In 2015, the CFPB filed a lawsuit against D and D Marketing, Inc. d/b/a T3 Leads (“T3”) in the United States District Court for the Central District of California, Western Division, asserting that T3 violated the Consumer Financial Protection Act of 2010 (“CFPA”), 12 U.S.C. §§ 5531, 5536(a), 5564, and 5565, by engaging in unfair and abusive conduct. The lawsuit alleged that T3 – which served as the middle man between lead generators and lead purchasers – failed to vet and monitor how the lead generators obtain and use consumer data in connection with high interest payday and installment loans.
The CFPB asserted that T3’s lead generators incorrectly represented themselves as lenders or falsely suggested that the lenders connected to the consumer via T3 met certain standards or would offer consumers the best rates or lowest fees. However, according to the CFPB, many of T3’s lenders (the lead purchasers) were organized by Indian tribes and/or under the laws of foreign jurisdictions (offshore lenders) and thus were not subject to state laws or regulations. The CFPB alleged that T3 knew or should have known of the risk that these alleged bad actors posed to consumers in purchasing and selling leads.

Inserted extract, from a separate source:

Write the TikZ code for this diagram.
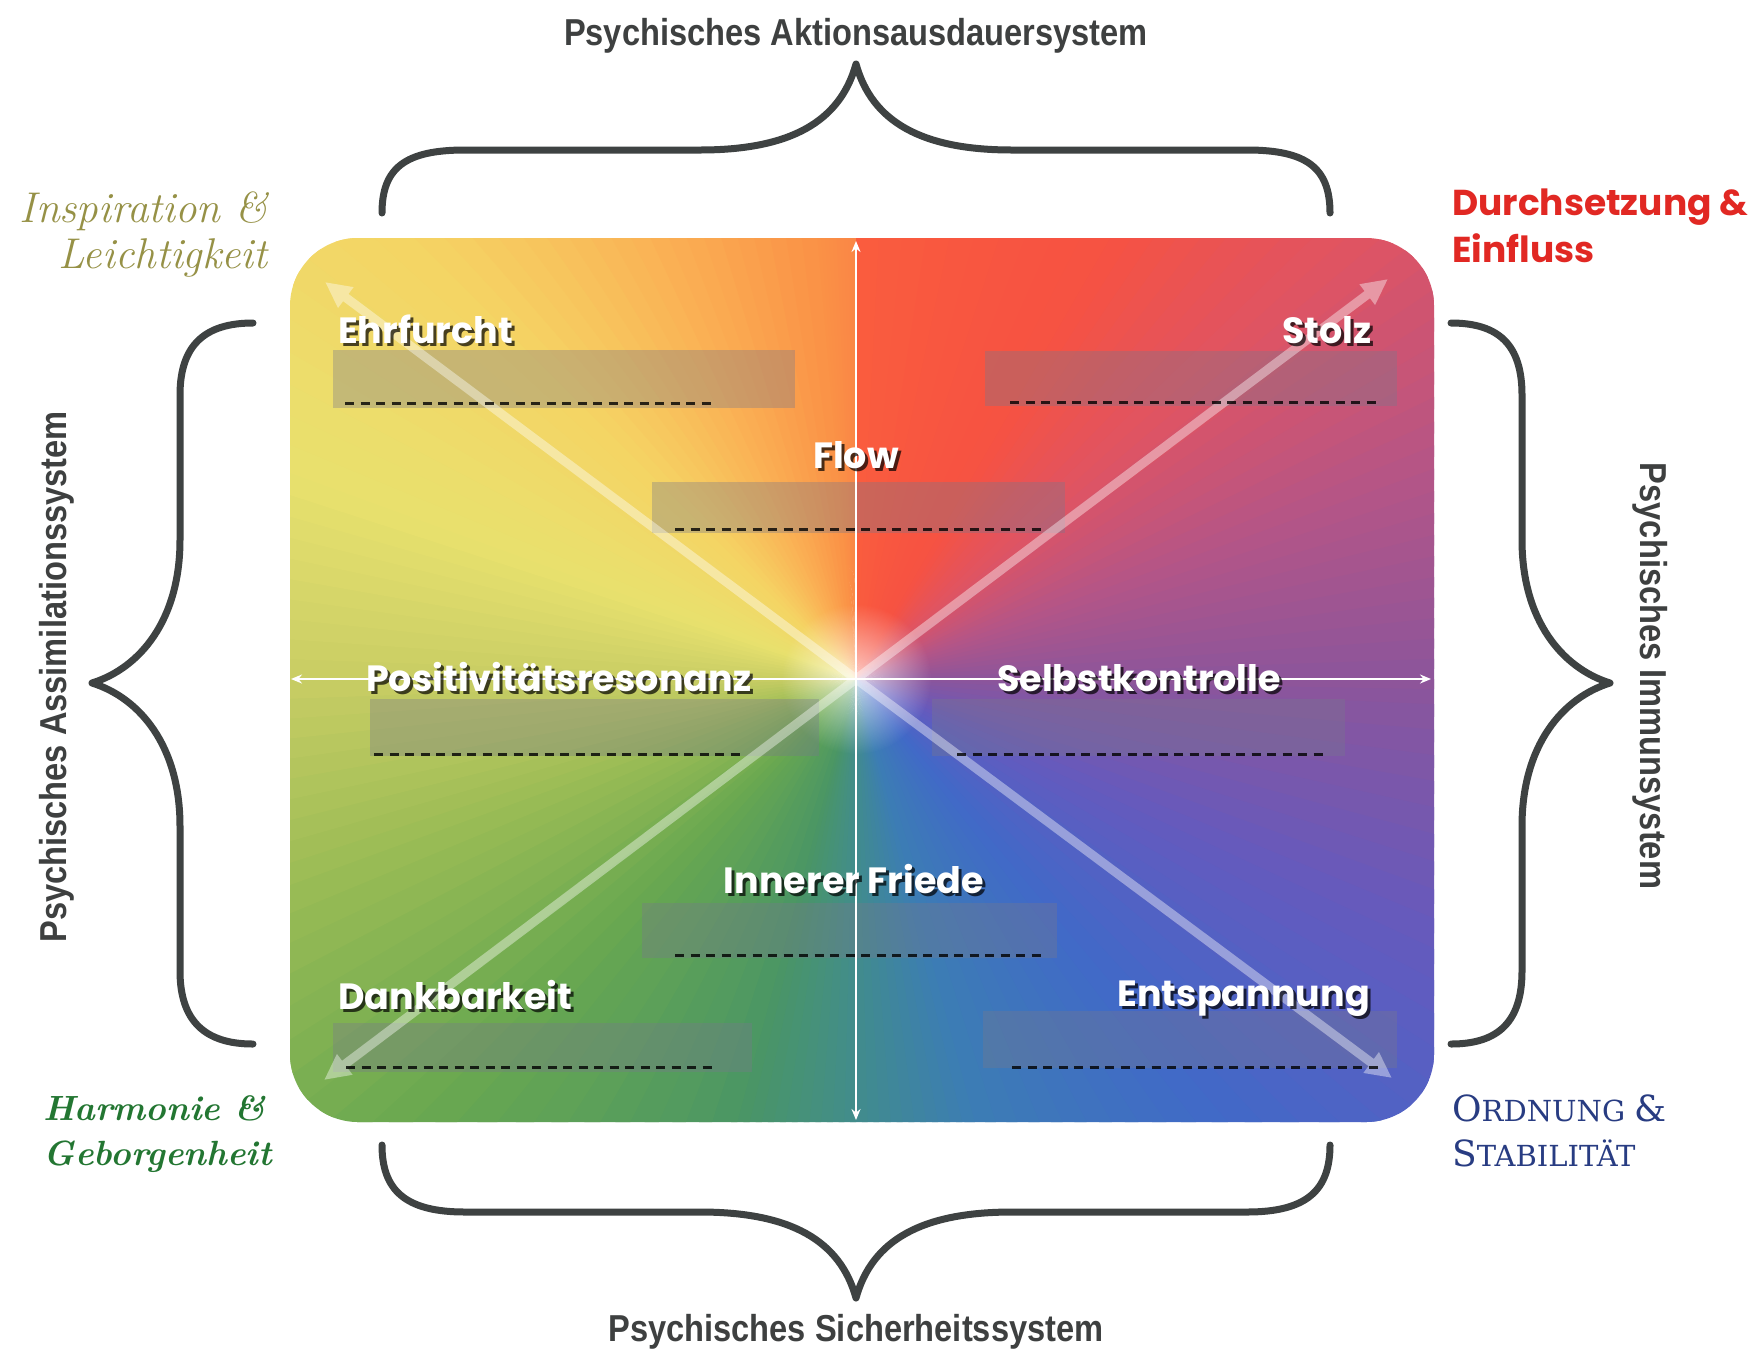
\documentclass[tikz,border=0pt]{standalone}
\usepackage{fontspec}
\usetikzlibrary{arrows.meta,fadings}
\newfontfamily\sysfont[FakeStretch=0.87]{Liberation Sans}
\newfontfamily\popfont{Poppins}
\newfontfamily\djserif{DejaVu Serif}
\newcommand\scbig{\fontsize{36}{40}\selectfont}
\definecolor{sysgray}{RGB}{62,64,64}
\definecolor{bracegray}{RGB}{62,66,66}
\definecolor{olivetxt}{RGB}{150,145,70}
\definecolor{greentxt}{RGB}{35,118,50}
\definecolor{redtxt}{RGB}{225,40,35}
\definecolor{navytxt}{RGB}{40,60,130}
\definecolor{boxgray}{RGB}{120,120,140}
% conic key colours (screen angle, clockwise from east)
\definecolor{g000}{RGB}{140,85,155}
\definecolor{g025}{RGB}{100,90,190}
\definecolor{g050}{RGB}{65,105,200}
\definecolor{g075}{RGB}{60,125,180}
\definecolor{g090}{RGB}{65,140,140}
\definecolor{g105}{RGB}{75,150,100}
\definecolor{g135}{RGB}{105,168,80}
\definecolor{g160}{RGB}{155,188,85}
\definecolor{g180}{RGB}{200,205,100}
\definecolor{g200}{RGB}{232,225,110}
\definecolor{g225}{RGB}{245,212,100}
\definecolor{g245}{RGB}{250,178,85}
\definecolor{g265}{RGB}{250,145,70}
\definecolor{g270}{RGB}{250,135,70}
\definecolor{r270}{RGB}{250,92,62}
\definecolor{g300}{RGB}{246,82,66}
\definecolor{g320}{RGB}{222,84,100}
\definecolor{g340}{RGB}{180,85,135}
\tikzfading[name=glowfade, inner color=transparent!30, outer color=transparent!100]
\tikzset{
  sys/.style={font=\sysfont\bfseries\fontsize{37.5}{42}\selectfont, text=sysgray, inner sep=0pt},
  lbl/.style={font=\popfont\bfseries\fontsize{36.5}{42}\selectfont, text=white, inner sep=0pt},
  lblsh/.style={lbl, text=black, text opacity=0.7},
  bracestyle/.style={draw=bracegray, line width=7pt, line cap=round, line join=round},
  boxstyle/.style={fill=boxgray, fill opacity=0.35},
  dashline/.style={draw=black, draw opacity=0.8, line width=3pt, dash pattern=on 9pt off 6.5pt},
  axisarrow/.style={draw=white, line width=2.2pt, {Stealth[length=11pt,width=9pt]}-{Stealth[length=11pt,width=9pt]}},
  diagarrow/.style={draw=white, line width=9pt, -{Triangle[width=24pt,length=26pt]}},
  insp/.style={font=\itshape\fontsize{43}{48}\selectfont, text=olivetxt, inner sep=0pt},
  harm/.style={font=\bfseries\itshape\fontsize{35}{42}\selectfont, text=greentxt, inner sep=0pt},
  durch/.style={font=\popfont\bfseries\fontsize{36}{42}\selectfont, text=redtxt, inner sep=0pt},
  ordn/.style={font=\djserif\fontsize{29}{33}\selectfont, text=navytxt, inner sep=0pt},
}
\newcommand\qlabel[5]{%
  \node[lblsh, anchor=#4] at (#2+3,#3+3) {#5};
  \node[lbl, anchor=#4] (#1) at (#2,#3) {#5};}
\begin{document}
\begin{tikzpicture}[x=1pt,y=-1pt]
\useasboundingbox (0,0) rectangle (1760,1350);
\fill[white] (0,0) rectangle (1760,1350);

% ---------- coloured field ----------
\coordinate (C) at (856,679);
\begin{scope}
  \clip[rounded corners=68pt] (290,238) rectangle (1434,1122);
  \foreach \aA/\cA/\aB/\cB in {0/g000/25/g025, 25/g025/50/g050, 50/g050/75/g075,
      75/g075/90/g090, 90/g090/105/g105, 105/g105/135/g135, 135/g135/160/g160,
      160/g160/180/g180, 180/g180/200/g200, 200/g200/225/g225, 225/g225/245/g245,
      245/g245/265/g265, 265/g265/270/g270, 270/r270/300/g300, 300/g300/320/g320,
      320/g320/340/g340, 340/g340/360/g000}{
    \foreach \i in {0,...,9}{
      \pgfmathsetmacro\angA{\aA+(\aB-\aA)*\i/10}
      \pgfmathsetmacro\angB{\aA+(\aB-\aA)*(\i+1.5)/10}
      \pgfmathtruncatemacro\pc{95-10*\i}
      \fill[\cA!\pc!\cB] (C) -- +(\angA:1400) -- +(\angB:1400) -- cycle;
    }
  }
  \fill[white, path fading=glowfade] (C) circle (75);
\end{scope}

% ---------- text boxes ----------
\fill[boxstyle] (333,350) rectangle (795,408);
\fill[boxstyle] (985,351) rectangle (1397,406);
\fill[boxstyle] (652,482) rectangle (1065,533);
\fill[boxstyle] (370,699) rectangle (819,756);
\fill[boxstyle] (932,699) rectangle (1345,756);
\fill[boxstyle] (642,903) rectangle (1057,958);
\fill[boxstyle] (333,1023) rectangle (752,1072);
\fill[boxstyle] (983,1011) rectangle (1397,1068);

% ---------- diagonal arrows ----------
\coordinate (dTL) at (325,282);
\coordinate (dTR) at (1388,279);
\coordinate (dBL) at (324,1080);
\coordinate (dBR) at (1392,1078);
\begin{scope}[transparency group, opacity=0.4]
  \draw[diagarrow] (C) -- (dTL);
  \draw[diagarrow] (C) -- (dTR);
  \draw[diagarrow] (C) -- (dBL);
  \draw[diagarrow] (C) -- (dBR);
\end{scope}

% ---------- axes ----------
\coordinate (aT) at (856,241);
\coordinate (aB) at (856,1120);
\coordinate (aL) at (291,679);
\coordinate (aR) at (1431,679);
\draw[axisarrow] (aT) -- (aB);
\draw[axisarrow] (aL) -- (aR);

% ---------- dashed lines ----------
\draw[dashline] (345,403) -- (715,403);
\draw[dashline] (1010,402) -- (1381,402);
\draw[dashline] (675,529) -- (1045,529);
\draw[dashline] (374,754) -- (744,754);
\draw[dashline] (957,754) -- (1324,754);
\draw[dashline] (675,955) -- (1045,955);
\draw[dashline] (346,1067) -- (715,1067);
\draw[dashline] (1012,1067) -- (1381,1067);

% ---------- labels ----------
\qlabel{ehr}{338}{343}{base west}{Ehrfurcht}
\qlabel{stolz}{1372}{343}{base east}{Stolz}
\qlabel{flow}{856}{468}{base}{Flow}
\qlabel{pos}{366}{691}{base west}{Positivitätsresonanz}
\qlabel{selbst}{997}{691}{base west}{Selbstkontrolle}
\qlabel{friede}{854}{893}{base}{Innerer Friede}
\qlabel{dank}{338}{1009}{base west}{Dankbarkeit}
\qlabel{entsp}{1370}{1006}{base east}{Entspannung}

% ---------- braces ----------
\draw[bracestyle] (382,213) .. controls (382,168) and (405,150) .. (465,150) -- (700,150)
  .. controls (790,150) and (840,122) .. (856,64)
  .. controls (872,122) and (922,150) .. (1012,150) -- (1247,150)
  .. controls (1307,150) and (1330,168) .. (1330,213);
\draw[bracestyle] (382,1145) .. controls (382,1190) and (405,1212) .. (465,1212) -- (700,1212)
  .. controls (790,1212) and (840,1240) .. (856,1298)
  .. controls (872,1240) and (922,1212) .. (1012,1212) -- (1247,1212)
  .. controls (1307,1212) and (1330,1190) .. (1330,1145);
\draw[bracestyle] (253,323) .. controls (205,323) and (180,345) .. (180,395) -- (180,540)
  .. controls (180,620) and (140,668) .. (92,683)
  .. controls (140,698) and (180,746) .. (180,826) -- (180,971)
  .. controls (180,1021) and (205,1044) .. (253,1044);
\draw[bracestyle] (1451,323) .. controls (1499,323) and (1522,345) .. (1522,395) -- (1522,540)
  .. controls (1522,620) and (1562,668) .. (1610,683)
  .. controls (1562,698) and (1522,746) .. (1522,826) -- (1522,971)
  .. controls (1522,1021) and (1499,1044) .. (1451,1044);

% ---------- system titles ----------
\node[sys, anchor=base] (sysTop) at (856,45) {Psychisches Aktionsausdauersystem};
\node[sys, anchor=base] (sysBot) at (856,1341) {Psychisches Sicherheitssystem};
\node[sys, anchor=base, rotate=90] (sysLeft) at (66,677) {Psychisches Assimilationssystem};
\node[sys, anchor=base, rotate=-90] (sysRight) at (1640,676) {Psychisches Immunsystem};

% ---------- corner titles ----------
\node[insp, anchor=base east] (insp1) at (268,222) {Inspiration \&};
\node[insp, anchor=base east] (insp2) at (268,268) {Leichtigkeit};
\node[harm, anchor=base east] (harm1) at (266,1120) {Harmonie \&};
\node[harm, anchor=base east] (harm2) at (272,1165) {Geborgenheit};
\node[durch, anchor=base west] (durch1) at (1452,215) {Durchsetzung \&};
\node[durch, anchor=base west] (durch2) at (1452,262) {Einfluss};
\node[ordn, anchor=base west] (ord1) at (1452,1121) {{\scbig O}RDNUNG {\scbig\&}};
\node[ordn, anchor=base west] (ord2) at (1452,1166) {{\scbig S}TABILITÄT};
\end{tikzpicture}
\end{document}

To settle the lawsuit, T3 entered a Stipulated Final Judgment and Order, agreeing to pay $1 million to a fund for injured consumers and $3 million to the CFPB. T3 also agreed to never act as a lead generator, lead aggregator, or data broker for certain high interest (over 36% annual percentage rate) loans. Finally, T3 agreed not to disclose, use, or benefit from customer information obtained on or before March 28, 2019 in connection with the receipt of leads or sale of leads. T3 denied any liability in entering the Order.